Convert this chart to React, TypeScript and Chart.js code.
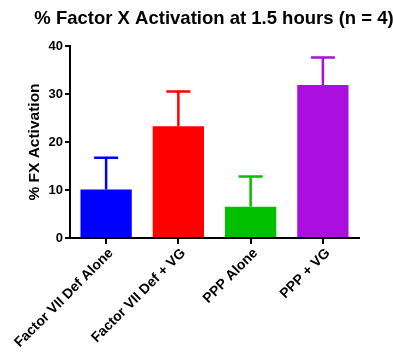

····················

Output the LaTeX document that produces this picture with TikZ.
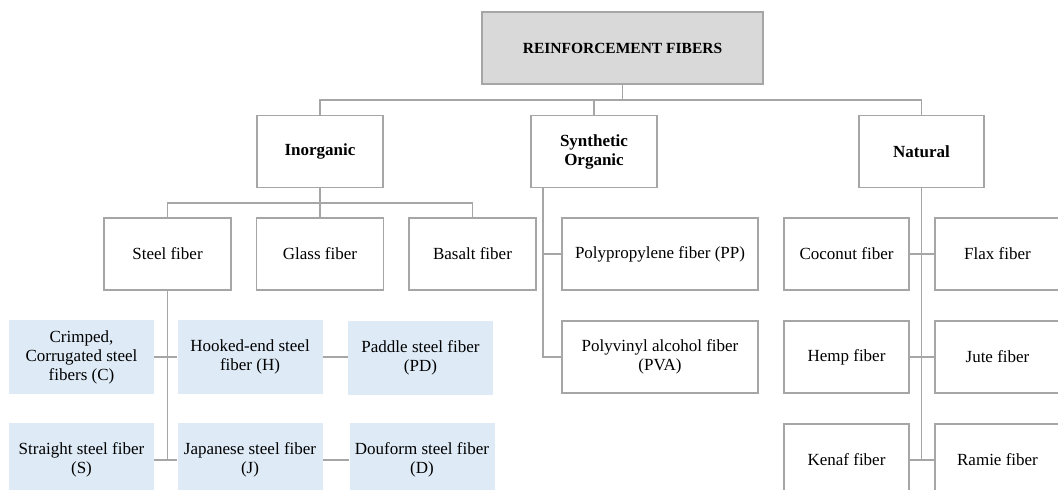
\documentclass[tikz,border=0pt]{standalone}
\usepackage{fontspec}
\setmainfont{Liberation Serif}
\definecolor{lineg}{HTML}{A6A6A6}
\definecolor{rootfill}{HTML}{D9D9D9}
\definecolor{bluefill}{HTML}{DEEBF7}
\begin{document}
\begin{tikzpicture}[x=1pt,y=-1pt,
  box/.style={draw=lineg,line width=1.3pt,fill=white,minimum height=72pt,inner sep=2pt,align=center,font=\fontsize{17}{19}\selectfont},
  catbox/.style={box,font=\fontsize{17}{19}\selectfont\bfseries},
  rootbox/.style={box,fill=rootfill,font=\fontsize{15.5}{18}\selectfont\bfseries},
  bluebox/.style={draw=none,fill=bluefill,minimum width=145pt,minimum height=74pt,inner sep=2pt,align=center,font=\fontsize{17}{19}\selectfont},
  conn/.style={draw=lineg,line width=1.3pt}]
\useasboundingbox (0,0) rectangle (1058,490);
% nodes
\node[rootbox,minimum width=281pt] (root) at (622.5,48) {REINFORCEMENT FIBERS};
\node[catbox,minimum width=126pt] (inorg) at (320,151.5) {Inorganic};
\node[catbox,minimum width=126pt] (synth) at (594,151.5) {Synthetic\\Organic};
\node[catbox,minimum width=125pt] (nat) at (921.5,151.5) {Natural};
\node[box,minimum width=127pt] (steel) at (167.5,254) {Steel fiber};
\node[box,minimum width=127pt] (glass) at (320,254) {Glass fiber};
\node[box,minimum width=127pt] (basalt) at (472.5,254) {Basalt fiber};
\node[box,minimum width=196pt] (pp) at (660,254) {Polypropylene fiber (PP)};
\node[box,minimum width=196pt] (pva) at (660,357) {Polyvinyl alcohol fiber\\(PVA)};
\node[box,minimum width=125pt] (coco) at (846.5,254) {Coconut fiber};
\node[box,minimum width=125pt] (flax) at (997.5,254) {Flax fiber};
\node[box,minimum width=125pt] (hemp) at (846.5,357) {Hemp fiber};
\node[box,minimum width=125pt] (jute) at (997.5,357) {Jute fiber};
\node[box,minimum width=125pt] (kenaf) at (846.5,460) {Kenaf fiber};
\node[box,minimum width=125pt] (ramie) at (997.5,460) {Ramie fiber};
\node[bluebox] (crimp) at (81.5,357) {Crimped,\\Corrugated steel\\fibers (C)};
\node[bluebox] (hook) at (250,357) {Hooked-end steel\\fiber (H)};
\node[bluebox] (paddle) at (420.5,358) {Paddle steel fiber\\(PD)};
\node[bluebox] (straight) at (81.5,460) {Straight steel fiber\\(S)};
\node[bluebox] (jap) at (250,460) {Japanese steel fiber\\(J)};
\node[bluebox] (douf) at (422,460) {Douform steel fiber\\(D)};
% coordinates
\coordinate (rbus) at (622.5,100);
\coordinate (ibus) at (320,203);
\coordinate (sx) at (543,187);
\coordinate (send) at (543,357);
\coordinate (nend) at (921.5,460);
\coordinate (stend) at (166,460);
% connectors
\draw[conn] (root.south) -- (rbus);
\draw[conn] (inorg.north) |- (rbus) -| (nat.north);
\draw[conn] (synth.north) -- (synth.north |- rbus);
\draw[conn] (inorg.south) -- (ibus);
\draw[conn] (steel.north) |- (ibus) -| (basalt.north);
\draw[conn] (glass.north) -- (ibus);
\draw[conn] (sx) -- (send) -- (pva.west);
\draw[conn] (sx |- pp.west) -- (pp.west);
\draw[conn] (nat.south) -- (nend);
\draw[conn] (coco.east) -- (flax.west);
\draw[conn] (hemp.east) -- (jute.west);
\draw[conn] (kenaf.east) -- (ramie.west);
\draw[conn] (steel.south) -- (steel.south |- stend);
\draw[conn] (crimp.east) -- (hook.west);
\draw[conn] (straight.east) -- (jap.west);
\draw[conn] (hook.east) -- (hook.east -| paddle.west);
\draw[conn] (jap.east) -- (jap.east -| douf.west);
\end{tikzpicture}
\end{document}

····················

Locate the word "this" in the records above, and return each line that has it.

Convert this chart to React, TypeScript and Chart.js code.
Output the LaTeX document that produces this picture with TikZ.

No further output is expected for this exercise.